→ **Set problem**
Can you print the data exactly and leave out each image?

→ **Collected data**
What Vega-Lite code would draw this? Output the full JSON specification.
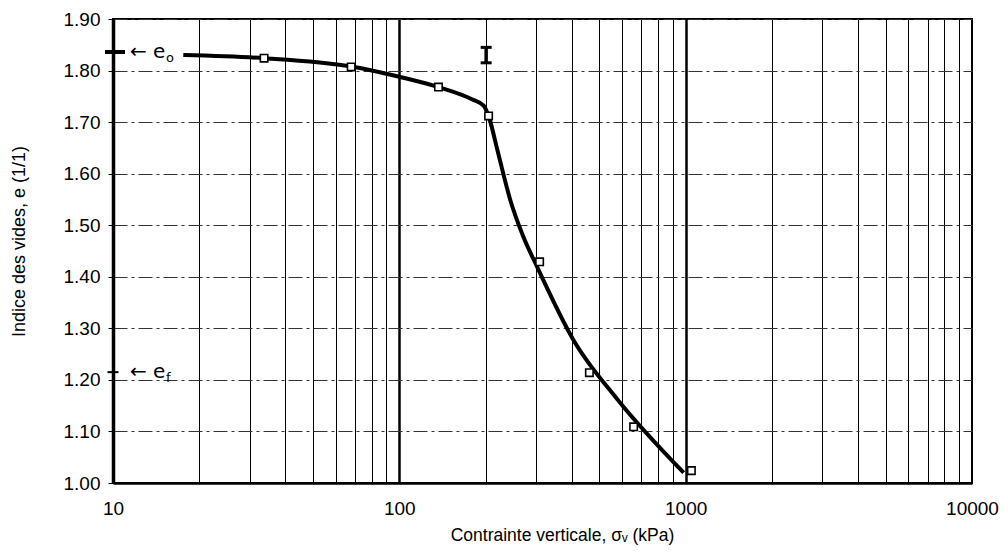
{
  "$schema": "https://vega.github.io/schema/vega-lite/v6.json",
  "width": 859,
  "height": 464,
  "autosize": {"type": "none"},
  "padding": {"left": 113, "top": 19, "right": 32, "bottom": 72},
  "background": "white",
  "config": {
    "font": "Liberation Sans",
    "view": {"stroke": "black", "strokeWidth": 2}
  },
  "datasets": {
    "courbe": [
      {"s": 17.6, "e": 1.830},
      {"s": 33.7, "e": 1.824},
      {"s": 67.9, "e": 1.808},
      {"s": 100, "e": 1.788},
      {"s": 137, "e": 1.768},
      {"s": 180, "e": 1.744},
      {"s": 197, "e": 1.732},
      {"s": 206, "e": 1.708},
      {"s": 220, "e": 1.646},
      {"s": 244, "e": 1.549},
      {"s": 270, "e": 1.480},
      {"s": 303, "e": 1.419},
      {"s": 405, "e": 1.278},
      {"s": 578, "e": 1.162},
      {"s": 984, "e": 1.020}
    ],
    "essais": [
      {"s": 33.7, "e": 1.824},
      {"s": 67.9, "e": 1.807},
      {"s": 137, "e": 1.768},
      {"s": 205, "e": 1.712},
      {"s": 309, "e": 1.429},
      {"s": 461, "e": 1.214},
      {"s": 658, "e": 1.109},
      {"s": 1047, "e": 1.024}
    ],
    "reperes": [
      {"nom": "e0", "s": 10, "e": 1.836, "lab": "← e", "sub": "o"},
      {"nom": "ef", "s": 10, "e": 1.215, "lab": "← e", "sub": "f"}
    ],
    "sigmap": [
      {"s": 201, "lo": 1.815, "hi": 1.845}
    ]
  },
  "layer": [
    {
      "data": {"name": "courbe"},
      "mark": {"type": "line", "color": "black", "strokeWidth": 4, "interpolate": "monotone", "clip": true},
      "encoding": {
        "x": {
          "field": "s", "type": "quantitative",
          "scale": {"type": "log", "domain": [10, 10000], "nice": false},
          "axis": {
            "values": [10, 20, 30, 40, 50, 60, 70, 80, 90, 100, 200, 300, 400, 500, 600, 700, 800, 900, 1000, 2000, 3000, 4000, 5000, 6000, 7000, 8000, 9000, 10000],
            "labelExpr": "indexof([10, 100, 1000, 10000], datum.value) >= 0 ? '' + datum.value : ''",
            "labelOverlap": false,
            "labelFlush": false,
            "labelBound": false,
            "labelFontSize": 19,
            "labelColor": "black",
            "labelPadding": 16,
            "ticks": false,
            "domainColor": "black",
            "domainWidth": 2.5,
            "grid": true,
            "gridColor": "black",
            "gridOpacity": 1,
            "gridWidth": {"condition": {"test": "datum.value == 100 || datum.value == 1000", "value": 2.5}, "value": 1},
            "title": "Contrainte verticale, σᵥ (kPa)",
            "titleFontSize": 17.5,
            "titleFontWeight": "normal",
            "titleColor": "black",
            "titleX": 449,
            "titleY": 52,
            "titleBaseline": "middle"
          }
        },
        "y": {
          "field": "e", "type": "quantitative",
          "scale": {"domain": [1.0, 1.9], "nice": false, "zero": false},
          "axis": {
            "values": [1.0, 1.05, 1.1, 1.15, 1.2, 1.25, 1.3, 1.35, 1.4, 1.45, 1.5, 1.55, 1.6, 1.65, 1.7, 1.75, 1.8, 1.85, 1.9],
            "labelExpr": "abs(datum.value * 10 - round(datum.value * 10)) < 0.001 ? format(datum.value, '.2f') : ''",
            "labelOverlap": false,
            "labelBound": false,
            "labelFlush": false,
            "labelFontSize": 19,
            "labelColor": "black",
            "labelPadding": 8,
            "tickSize": 5,
            "tickColor": "black",
            "tickOpacity": {"condition": {"test": "abs(datum.value * 10 - round(datum.value * 10)) < 0.001", "value": 1}, "value": 0},
            "domainColor": "black",
            "domainWidth": 3.5,
            "grid": true,
            "gridColor": "#333333",
            "gridOpacity": 1,
            "gridWidth": 1,
            "gridDash": [14, 4, 3, 4],
            "title": "Indice des vides, e (1/1)",
            "titleFontSize": 18,
            "titleFontWeight": "normal",
            "titleColor": "black",
            "titleX": -94,
            "titleY": 222,
            "titleBaseline": "middle"
          }
        }
      }
    },
    {
      "data": {"name": "essais"},
      "mark": {"type": "point", "shape": "square", "filled": true, "fill": "white", "stroke": "black", "strokeWidth": 1.6, "size": 55, "opacity": 1},
      "encoding": {
        "x": {"field": "s", "type": "quantitative"},
        "y": {"field": "e", "type": "quantitative"}
      }
    },
    {
      "data": {"name": "sigmap"},
      "mark": {"type": "rule", "color": "black", "strokeWidth": 3.5, "opacity": 1},
      "encoding": {
        "x": {"field": "s", "type": "quantitative"},
        "y": {"field": "lo", "type": "quantitative"},
        "y2": {"field": "hi"}
      }
    },
    {
      "data": {"name": "sigmap"},
      "transform": [{"fold": ["lo", "hi"], "as": ["bout", "val"]}],
      "mark": {"type": "tick", "orient": "horizontal", "color": "black", "thickness": 3, "size": 11, "opacity": 1},
      "encoding": {
        "x": {"field": "s", "type": "quantitative"},
        "y": {"field": "val", "type": "quantitative"}
      }
    },
    {
      "data": {"name": "reperes"},
      "transform": [{"filter": "datum.nom == 'e0'"}],
      "mark": {"type": "tick", "orient": "horizontal", "color": "black", "thickness": 4, "size": 20, "clip": false, "xOffset": 2, "opacity": 1},
      "encoding": {
        "x": {"field": "s", "type": "quantitative"},
        "y": {"field": "e", "type": "quantitative"}
      }
    },
    {
      "data": {"name": "reperes"},
      "transform": [{"filter": "datum.nom == 'ef'"}],
      "mark": {"type": "tick", "orient": "horizontal", "color": "black", "thickness": 2, "size": 11, "clip": false, "opacity": 1},
      "encoding": {
        "x": {"field": "s", "type": "quantitative"},
        "y": {"field": "e", "type": "quantitative"}
      }
    },
    {
      "data": {"name": "reperes"},
      "mark": {"type": "text", "align": "left", "baseline": "middle", "dx": 17, "fontSize": 20, "font": "DejaVu Sans", "color": "black"},
      "encoding": {
        "x": {"field": "s", "type": "quantitative"},
        "y": {"field": "e", "type": "quantitative"},
        "text": {"field": "lab"}
      }
    },
    {
      "data": {"name": "reperes"},
      "mark": {"type": "text", "align": "left", "baseline": "middle", "dx": 53, "dy": 6, "fontSize": 13, "font": "DejaVu Sans", "color": "black"},
      "encoding": {
        "x": {"field": "s", "type": "quantitative"},
        "y": {"field": "e", "type": "quantitative"},
        "text": {"field": "sub"}
      }
    }
  ]
}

→ **Answer to the problem**
What Vega-Lite code would draw this? Output the full JSON specification.
{
  "$schema": "https://vega.github.io/schema/vega-lite/v6.json",
  "width": 859,
  "height": 464,
  "autosize": {"type": "none"},
  "padding": {"left": 113, "top": 19, "right": 32, "bottom": 72},
  "background": "white",
  "config": {
    "font": "Liberation Sans",
    "view": {"stroke": "black", "strokeWidth": 2}
  },
  "datasets": {
    "courbe": [
      {"s": 17.6, "e": 1.830},
      {"s": 33.7, "e": 1.824},
      {"s": 67.9, "e": 1.808},
      {"s": 100, "e": 1.788},
      {"s": 137, "e": 1.768},
      {"s": 180, "e": 1.744},
      {"s": 197, "e": 1.732},
      {"s": 206, "e": 1.708},
      {"s": 220, "e": 1.646},
      {"s": 244, "e": 1.549},
      {"s": 270, "e": 1.480},
      {"s": 303, "e": 1.419},
      {"s": 405, "e": 1.278},
      {"s": 578, "e": 1.162},
      {"s": 984, "e": 1.020}
    ],
    "essais": [
      {"s": 33.7, "e": 1.824},
      {"s": 67.9, "e": 1.807},
      {"s": 137, "e": 1.768},
      {"s": 205, "e": 1.712},
      {"s": 309, "e": 1.429},
      {"s": 461, "e": 1.214},
      {"s": 658, "e": 1.109},
      {"s": 1047, "e": 1.024}
    ],
    "reperes": [
      {"nom": "e0", "s": 10, "e": 1.836, "lab": "← e", "sub": "o"},
      {"nom": "ef", "s": 10, "e": 1.215, "lab": "← e", "sub": "f"}
    ],
    "sigmap": [
      {"s": 201, "lo": 1.815, "hi": 1.845}
    ]
  },
  "layer": [
    {
      "data": {"name": "courbe"},
      "mark": {"type": "line", "color": "black", "strokeWidth": 4, "interpolate": "monotone", "clip": true},
      "encoding": {
        "x": {
          "field": "s", "type": "quantitative",
          "scale": {"type": "log", "domain": [10, 10000], "nice": false},
          "axis": {
            "values": [10, 20, 30, 40, 50, 60, 70, 80, 90, 100, 200, 300, 400, 500, 600, 700, 800, 900, 1000, 2000, 3000, 4000, 5000, 6000, 7000, 8000, 9000, 10000],
            "labelExpr": "indexof([10, 100, 1000, 10000], datum.value) >= 0 ? '' + datum.value : ''",
            "labelOverlap": false,
            "labelFlush": false,
            "labelBound": false,
            "labelFontSize": 19,
            "labelColor": "black",
            "labelPadding": 16,
            "ticks": false,
            "domainColor": "black",
            "domainWidth": 2.5,
            "grid": true,
            "gridColor": "black",
            "gridOpacity": 1,
            "gridWidth": {"condition": {"test": "datum.value == 100 || datum.value == 1000", "value": 2.5}, "value": 1},
            "title": "Contrainte verticale, σᵥ (kPa)",
            "titleFontSize": 17.5,
            "titleFontWeight": "normal",
            "titleColor": "black",
            "titleX": 449,
            "titleY": 52,
            "titleBaseline": "middle"
          }
        },
        "y": {
          "field": "e", "type": "quantitative",
          "scale": {"domain": [1.0, 1.9], "nice": false, "zero": false},
          "axis": {
            "values": [1.0, 1.05, 1.1, 1.15, 1.2, 1.25, 1.3, 1.35, 1.4, 1.45, 1.5, 1.55, 1.6, 1.65, 1.7, 1.75, 1.8, 1.85, 1.9],
            "labelExpr": "abs(datum.value * 10 - round(datum.value * 10)) < 0.001 ? format(datum.value, '.2f') : ''",
            "labelOverlap": false,
            "labelBound": false,
            "labelFlush": false,
            "labelFontSize": 19,
            "labelColor": "black",
            "labelPadding": 8,
            "tickSize": 5,
            "tickColor": "black",
            "tickOpacity": {"condition": {"test": "abs(datum.value * 10 - round(datum.value * 10)) < 0.001", "value": 1}, "value": 0},
            "domainColor": "black",
            "domainWidth": 3.5,
            "grid": true,
            "gridColor": "#333333",
            "gridOpacity": 1,
            "gridWidth": 1,
            "gridDash": [14, 4, 3, 4],
            "title": "Indice des vides, e (1/1)",
            "titleFontSize": 18,
            "titleFontWeight": "normal",
            "titleColor": "black",
            "titleX": -94,
            "titleY": 222,
            "titleBaseline": "middle"
          }
        }
      }
    },
    {
      "data": {"name": "essais"},
      "mark": {"type": "point", "shape": "square", "filled": true, "fill": "white", "stroke": "black", "strokeWidth": 1.6, "size": 55, "opacity": 1},
      "encoding": {
        "x": {"field": "s", "type": "quantitative"},
        "y": {"field": "e", "type": "quantitative"}
      }
    },
    {
      "data": {"name": "sigmap"},
      "mark": {"type": "rule", "color": "black", "strokeWidth": 3.5, "opacity": 1},
      "encoding": {
        "x": {"field": "s", "type": "quantitative"},
        "y": {"field": "lo", "type": "quantitative"},
        "y2": {"field": "hi"}
      }
    },
    {
      "data": {"name": "sigmap"},
      "transform": [{"fold": ["lo", "hi"], "as": ["bout", "val"]}],
      "mark": {"type": "tick", "orient": "horizontal", "color": "black", "thickness": 3, "size": 11, "opacity": 1},
      "encoding": {
        "x": {"field": "s", "type": "quantitative"},
        "y": {"field": "val", "type": "quantitative"}
      }
    },
    {
      "data": {"name": "reperes"},
      "transform": [{"filter": "datum.nom == 'e0'"}],
      "mark": {"type": "tick", "orient": "horizontal", "color": "black", "thickness": 4, "size": 20, "clip": false, "xOffset": 2, "opacity": 1},
      "encoding": {
        "x": {"field": "s", "type": "quantitative"},
        "y": {"field": "e", "type": "quantitative"}
      }
    },
    {
      "data": {"name": "reperes"},
      "transform": [{"filter": "datum.nom == 'ef'"}],
      "mark": {"type": "tick", "orient": "horizontal", "color": "black", "thickness": 2, "size": 11, "clip": false, "opacity": 1},
      "encoding": {
        "x": {"field": "s", "type": "quantitative"},
        "y": {"field": "e", "type": "quantitative"}
      }
    },
    {
      "data": {"name": "reperes"},
      "mark": {"type": "text", "align": "left", "baseline": "middle", "dx": 17, "fontSize": 20, "font": "DejaVu Sans", "color": "black"},
      "encoding": {
        "x": {"field": "s", "type": "quantitative"},
        "y": {"field": "e", "type": "quantitative"},
        "text": {"field": "lab"}
      }
    },
    {
      "data": {"name": "reperes"},
      "mark": {"type": "text", "align": "left", "baseline": "middle", "dx": 53, "dy": 6, "fontSize": 13, "font": "DejaVu Sans", "color": "black"},
      "encoding": {
        "x": {"field": "s", "type": "quantitative"},
        "y": {"field": "e", "type": "quantitative"},
        "text": {"field": "sub"}
      }
    }
  ]
}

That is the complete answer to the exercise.